▸ Information shown

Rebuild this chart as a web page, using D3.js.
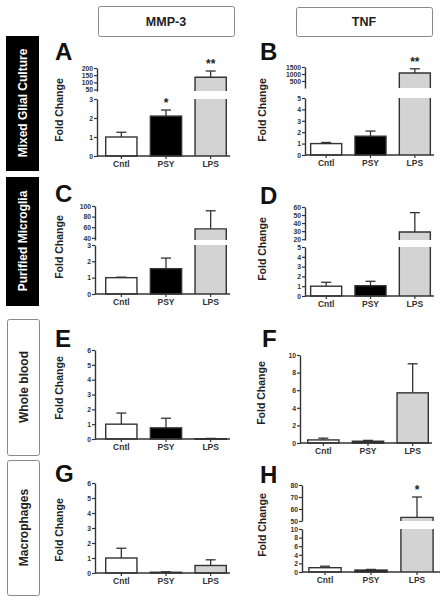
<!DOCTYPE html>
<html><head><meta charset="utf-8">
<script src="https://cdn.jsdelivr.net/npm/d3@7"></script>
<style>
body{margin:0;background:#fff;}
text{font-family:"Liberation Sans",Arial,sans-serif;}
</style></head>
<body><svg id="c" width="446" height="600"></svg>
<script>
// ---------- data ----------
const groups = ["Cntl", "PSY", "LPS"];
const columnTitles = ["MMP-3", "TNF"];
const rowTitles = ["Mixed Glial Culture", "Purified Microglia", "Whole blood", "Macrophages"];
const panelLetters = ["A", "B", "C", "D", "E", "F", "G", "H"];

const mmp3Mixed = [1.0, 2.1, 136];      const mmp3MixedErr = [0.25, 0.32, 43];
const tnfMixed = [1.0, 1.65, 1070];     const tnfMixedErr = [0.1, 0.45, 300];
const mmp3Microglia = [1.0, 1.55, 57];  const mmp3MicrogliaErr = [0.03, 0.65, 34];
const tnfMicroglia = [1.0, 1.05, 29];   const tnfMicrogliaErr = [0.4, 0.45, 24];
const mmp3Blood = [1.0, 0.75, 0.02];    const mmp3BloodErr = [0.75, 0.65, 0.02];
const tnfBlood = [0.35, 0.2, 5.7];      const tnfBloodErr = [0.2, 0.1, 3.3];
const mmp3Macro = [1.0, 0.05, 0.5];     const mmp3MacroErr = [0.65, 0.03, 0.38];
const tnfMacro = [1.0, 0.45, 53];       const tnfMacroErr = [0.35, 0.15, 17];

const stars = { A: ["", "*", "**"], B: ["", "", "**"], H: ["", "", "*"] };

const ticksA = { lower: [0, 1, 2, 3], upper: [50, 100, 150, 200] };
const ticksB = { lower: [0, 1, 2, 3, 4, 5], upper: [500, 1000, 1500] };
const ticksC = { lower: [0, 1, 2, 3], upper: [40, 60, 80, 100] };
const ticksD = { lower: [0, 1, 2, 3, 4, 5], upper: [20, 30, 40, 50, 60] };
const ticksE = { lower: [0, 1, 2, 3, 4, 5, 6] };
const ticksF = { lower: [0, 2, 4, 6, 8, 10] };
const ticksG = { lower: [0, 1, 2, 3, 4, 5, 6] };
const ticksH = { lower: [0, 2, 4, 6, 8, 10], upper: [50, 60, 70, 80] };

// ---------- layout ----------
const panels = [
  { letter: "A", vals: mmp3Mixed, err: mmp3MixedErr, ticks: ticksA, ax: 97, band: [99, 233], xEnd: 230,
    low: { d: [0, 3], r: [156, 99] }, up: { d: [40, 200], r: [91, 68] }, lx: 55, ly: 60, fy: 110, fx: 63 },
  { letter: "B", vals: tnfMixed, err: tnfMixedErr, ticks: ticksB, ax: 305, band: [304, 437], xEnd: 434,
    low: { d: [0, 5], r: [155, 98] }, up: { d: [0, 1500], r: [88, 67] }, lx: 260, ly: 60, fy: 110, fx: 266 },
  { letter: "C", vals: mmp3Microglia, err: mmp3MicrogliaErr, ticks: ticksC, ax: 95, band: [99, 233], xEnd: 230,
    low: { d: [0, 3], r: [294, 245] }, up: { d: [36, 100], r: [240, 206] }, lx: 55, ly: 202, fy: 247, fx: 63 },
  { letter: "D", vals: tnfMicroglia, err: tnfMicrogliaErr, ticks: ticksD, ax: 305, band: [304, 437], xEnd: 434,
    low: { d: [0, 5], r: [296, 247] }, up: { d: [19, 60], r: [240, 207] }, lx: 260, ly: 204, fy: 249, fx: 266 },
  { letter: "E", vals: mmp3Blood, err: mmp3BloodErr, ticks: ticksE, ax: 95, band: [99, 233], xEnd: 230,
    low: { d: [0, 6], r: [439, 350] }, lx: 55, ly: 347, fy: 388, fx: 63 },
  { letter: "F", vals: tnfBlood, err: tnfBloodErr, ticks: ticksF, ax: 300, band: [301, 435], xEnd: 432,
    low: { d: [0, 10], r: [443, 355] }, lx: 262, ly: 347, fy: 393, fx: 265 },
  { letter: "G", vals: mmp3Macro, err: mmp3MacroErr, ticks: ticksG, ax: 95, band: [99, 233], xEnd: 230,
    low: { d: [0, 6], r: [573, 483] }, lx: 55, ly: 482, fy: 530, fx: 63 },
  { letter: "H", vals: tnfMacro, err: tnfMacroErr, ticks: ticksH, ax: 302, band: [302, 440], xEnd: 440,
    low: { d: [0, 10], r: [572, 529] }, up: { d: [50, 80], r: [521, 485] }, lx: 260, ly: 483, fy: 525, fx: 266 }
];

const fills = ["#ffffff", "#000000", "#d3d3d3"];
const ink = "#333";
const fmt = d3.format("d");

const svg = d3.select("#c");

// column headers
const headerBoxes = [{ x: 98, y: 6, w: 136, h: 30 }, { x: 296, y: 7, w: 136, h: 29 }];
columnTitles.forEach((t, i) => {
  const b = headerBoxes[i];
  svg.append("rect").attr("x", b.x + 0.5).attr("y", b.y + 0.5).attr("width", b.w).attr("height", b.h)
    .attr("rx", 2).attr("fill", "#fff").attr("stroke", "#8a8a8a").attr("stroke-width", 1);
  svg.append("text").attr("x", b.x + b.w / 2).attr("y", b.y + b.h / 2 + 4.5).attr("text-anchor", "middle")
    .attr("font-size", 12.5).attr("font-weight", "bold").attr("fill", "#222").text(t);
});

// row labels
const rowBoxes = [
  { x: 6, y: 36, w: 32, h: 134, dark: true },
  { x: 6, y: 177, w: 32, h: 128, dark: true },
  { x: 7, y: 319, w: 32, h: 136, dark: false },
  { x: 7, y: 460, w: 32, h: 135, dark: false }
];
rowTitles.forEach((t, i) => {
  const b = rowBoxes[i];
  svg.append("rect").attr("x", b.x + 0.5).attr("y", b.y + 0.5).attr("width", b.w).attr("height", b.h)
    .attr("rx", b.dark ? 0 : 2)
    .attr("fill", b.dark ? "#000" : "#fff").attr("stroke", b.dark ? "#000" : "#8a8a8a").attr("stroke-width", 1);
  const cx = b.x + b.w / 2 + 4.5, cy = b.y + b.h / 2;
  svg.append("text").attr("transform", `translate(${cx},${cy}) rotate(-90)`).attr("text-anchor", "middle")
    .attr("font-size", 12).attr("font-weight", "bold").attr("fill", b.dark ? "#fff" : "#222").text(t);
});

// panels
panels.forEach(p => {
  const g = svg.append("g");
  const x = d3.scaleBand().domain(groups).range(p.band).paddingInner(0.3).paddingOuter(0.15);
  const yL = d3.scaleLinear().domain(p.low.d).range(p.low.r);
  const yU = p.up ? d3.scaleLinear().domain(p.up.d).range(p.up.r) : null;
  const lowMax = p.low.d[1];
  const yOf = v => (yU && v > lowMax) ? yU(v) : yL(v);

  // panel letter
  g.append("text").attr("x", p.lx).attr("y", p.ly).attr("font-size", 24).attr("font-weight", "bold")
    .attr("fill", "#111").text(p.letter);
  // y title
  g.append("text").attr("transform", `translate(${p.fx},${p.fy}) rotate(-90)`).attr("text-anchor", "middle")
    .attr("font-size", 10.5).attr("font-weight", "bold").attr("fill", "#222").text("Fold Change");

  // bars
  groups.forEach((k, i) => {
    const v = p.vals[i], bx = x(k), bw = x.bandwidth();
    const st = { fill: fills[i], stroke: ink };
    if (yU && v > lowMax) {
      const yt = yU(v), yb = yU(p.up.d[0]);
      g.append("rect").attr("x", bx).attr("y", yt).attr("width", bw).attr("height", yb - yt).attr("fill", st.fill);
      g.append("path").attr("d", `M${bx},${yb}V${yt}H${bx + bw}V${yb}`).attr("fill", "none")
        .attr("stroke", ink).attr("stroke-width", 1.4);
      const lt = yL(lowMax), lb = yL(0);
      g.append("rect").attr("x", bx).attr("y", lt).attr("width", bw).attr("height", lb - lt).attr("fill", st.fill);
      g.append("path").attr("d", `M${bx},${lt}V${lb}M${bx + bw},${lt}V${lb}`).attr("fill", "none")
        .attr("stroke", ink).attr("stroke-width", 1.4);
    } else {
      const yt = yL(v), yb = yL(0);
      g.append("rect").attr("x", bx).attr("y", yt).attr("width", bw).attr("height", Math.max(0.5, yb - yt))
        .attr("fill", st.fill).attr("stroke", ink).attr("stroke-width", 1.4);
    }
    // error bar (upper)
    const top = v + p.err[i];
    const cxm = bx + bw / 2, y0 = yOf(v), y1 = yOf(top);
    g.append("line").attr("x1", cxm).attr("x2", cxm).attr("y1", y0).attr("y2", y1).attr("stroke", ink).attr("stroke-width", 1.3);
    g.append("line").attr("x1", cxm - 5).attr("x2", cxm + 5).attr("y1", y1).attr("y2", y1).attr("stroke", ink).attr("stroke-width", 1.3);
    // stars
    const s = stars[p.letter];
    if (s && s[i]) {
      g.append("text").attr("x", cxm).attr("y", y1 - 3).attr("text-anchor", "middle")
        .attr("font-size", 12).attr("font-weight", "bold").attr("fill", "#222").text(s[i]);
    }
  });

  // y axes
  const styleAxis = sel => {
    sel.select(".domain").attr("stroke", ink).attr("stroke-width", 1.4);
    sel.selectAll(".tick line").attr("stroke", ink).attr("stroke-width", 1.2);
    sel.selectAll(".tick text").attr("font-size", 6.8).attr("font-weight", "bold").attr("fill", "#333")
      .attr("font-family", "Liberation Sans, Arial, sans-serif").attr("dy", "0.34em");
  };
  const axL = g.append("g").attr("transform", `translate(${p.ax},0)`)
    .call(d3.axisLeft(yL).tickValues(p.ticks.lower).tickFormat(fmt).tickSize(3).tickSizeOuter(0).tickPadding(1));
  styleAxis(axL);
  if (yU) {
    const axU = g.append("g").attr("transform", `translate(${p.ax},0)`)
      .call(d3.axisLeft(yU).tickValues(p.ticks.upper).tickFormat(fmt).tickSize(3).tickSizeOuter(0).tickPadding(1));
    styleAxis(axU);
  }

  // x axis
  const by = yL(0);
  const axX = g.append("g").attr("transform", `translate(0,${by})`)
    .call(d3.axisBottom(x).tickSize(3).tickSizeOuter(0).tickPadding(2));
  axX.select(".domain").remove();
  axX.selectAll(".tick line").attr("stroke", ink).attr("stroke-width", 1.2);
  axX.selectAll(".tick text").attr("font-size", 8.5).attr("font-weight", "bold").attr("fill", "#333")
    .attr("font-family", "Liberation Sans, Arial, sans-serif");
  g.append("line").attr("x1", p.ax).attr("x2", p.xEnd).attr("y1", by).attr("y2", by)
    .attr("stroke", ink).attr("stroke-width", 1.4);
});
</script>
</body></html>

▸ Exercise details
Write out, word for word, the lines from the start of the data through the one holding "60, 70, 80]". Omit pictures.

▸ Task output
Rebuild this chart as a web page, using D3.js.
<!DOCTYPE html>
<html><head><meta charset="utf-8">
<script src="https://cdn.jsdelivr.net/npm/d3@7"></script>
<style>
body{margin:0;background:#fff;}
text{font-family:"Liberation Sans",Arial,sans-serif;}
</style></head>
<body><svg id="c" width="446" height="600"></svg>
<script>
// ---------- data ----------
const groups = ["Cntl", "PSY", "LPS"];
const columnTitles = ["MMP-3", "TNF"];
const rowTitles = ["Mixed Glial Culture", "Purified Microglia", "Whole blood", "Macrophages"];
const panelLetters = ["A", "B", "C", "D", "E", "F", "G", "H"];

const mmp3Mixed = [1.0, 2.1, 136];      const mmp3MixedErr = [0.25, 0.32, 43];
const tnfMixed = [1.0, 1.65, 1070];     const tnfMixedErr = [0.1, 0.45, 300];
const mmp3Microglia = [1.0, 1.55, 57];  const mmp3MicrogliaErr = [0.03, 0.65, 34];
const tnfMicroglia = [1.0, 1.05, 29];   const tnfMicrogliaErr = [0.4, 0.45, 24];
const mmp3Blood = [1.0, 0.75, 0.02];    const mmp3BloodErr = [0.75, 0.65, 0.02];
const tnfBlood = [0.35, 0.2, 5.7];      const tnfBloodErr = [0.2, 0.1, 3.3];
const mmp3Macro = [1.0, 0.05, 0.5];     const mmp3MacroErr = [0.65, 0.03, 0.38];
const tnfMacro = [1.0, 0.45, 53];       const tnfMacroErr = [0.35, 0.15, 17];

const stars = { A: ["", "*", "**"], B: ["", "", "**"], H: ["", "", "*"] };

const ticksA = { lower: [0, 1, 2, 3], upper: [50, 100, 150, 200] };
const ticksB = { lower: [0, 1, 2, 3, 4, 5], upper: [500, 1000, 1500] };
const ticksC = { lower: [0, 1, 2, 3], upper: [40, 60, 80, 100] };
const ticksD = { lower: [0, 1, 2, 3, 4, 5], upper: [20, 30, 40, 50, 60] };
const ticksE = { lower: [0, 1, 2, 3, 4, 5, 6] };
const ticksF = { lower: [0, 2, 4, 6, 8, 10] };
const ticksG = { lower: [0, 1, 2, 3, 4, 5, 6] };
const ticksH = { lower: [0, 2, 4, 6, 8, 10], upper: [50, 60, 70, 80] };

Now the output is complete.